Josephine Baker - Bad Girls Throughout History: 100 Remarkable Women Who Changed the World - Ann Shen

Bad Girls Throughout History: 100 Remarkable Women Who Changed the World - Ann Shen (2016)

Josephine Baker

Black Pearl. Bronze Venus. Creole Goddess. These are just some of the names that showgirl, activist, and spy Josephine Baker (1906-1975) was given in her life. Born into poverty in St. Louis, Baker was on her own at thirteen and danced her way onto the chorus lines of Broadway, quickly followed by the Paris revues. She had a pet cheetah named Chiquita who wore a diamond collar and paraded around the stage during her acts. France loved Josephine Baker, and she became a huge star on the stage and screen. Her influence in Europe was so big that the French government asked her to work as a spy for the Allies during World War II—just by socializing as she did at high-level parties with German, Italian, and Japanese officials. She carried secret notes written in invisible ink on her music sheets as she freely toured across borders.

When she returned to America for a performance at a New York club, she was enraged by the segregation laws still in place.

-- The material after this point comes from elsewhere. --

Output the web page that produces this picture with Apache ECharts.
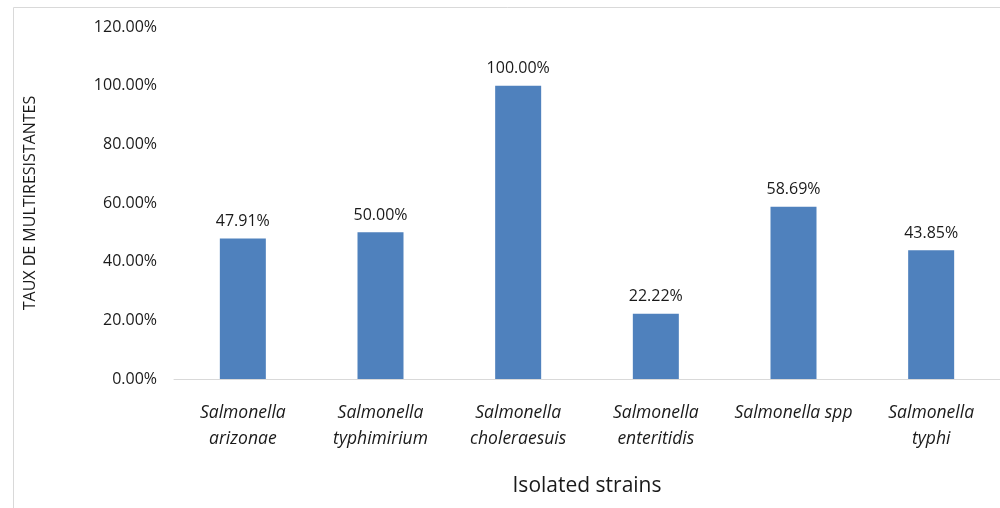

She became a civil rights leader and marched alongside Martin Luther King, Jr., in the March on Washington. She was the only official female speaker that day. After King was assassinated, his widow, Coretta Scott King, asked Baker to lead the movement—but Baker declined, stating that her children were too young to lose their mother. To fulfill her dream of showing the world that people of different ethnicities and religions can live in peace, Baker adopted twelve children from different countries, forming a family she would come to call her “rainbow tribe,” and raised them in her French castle, Château des Milandes.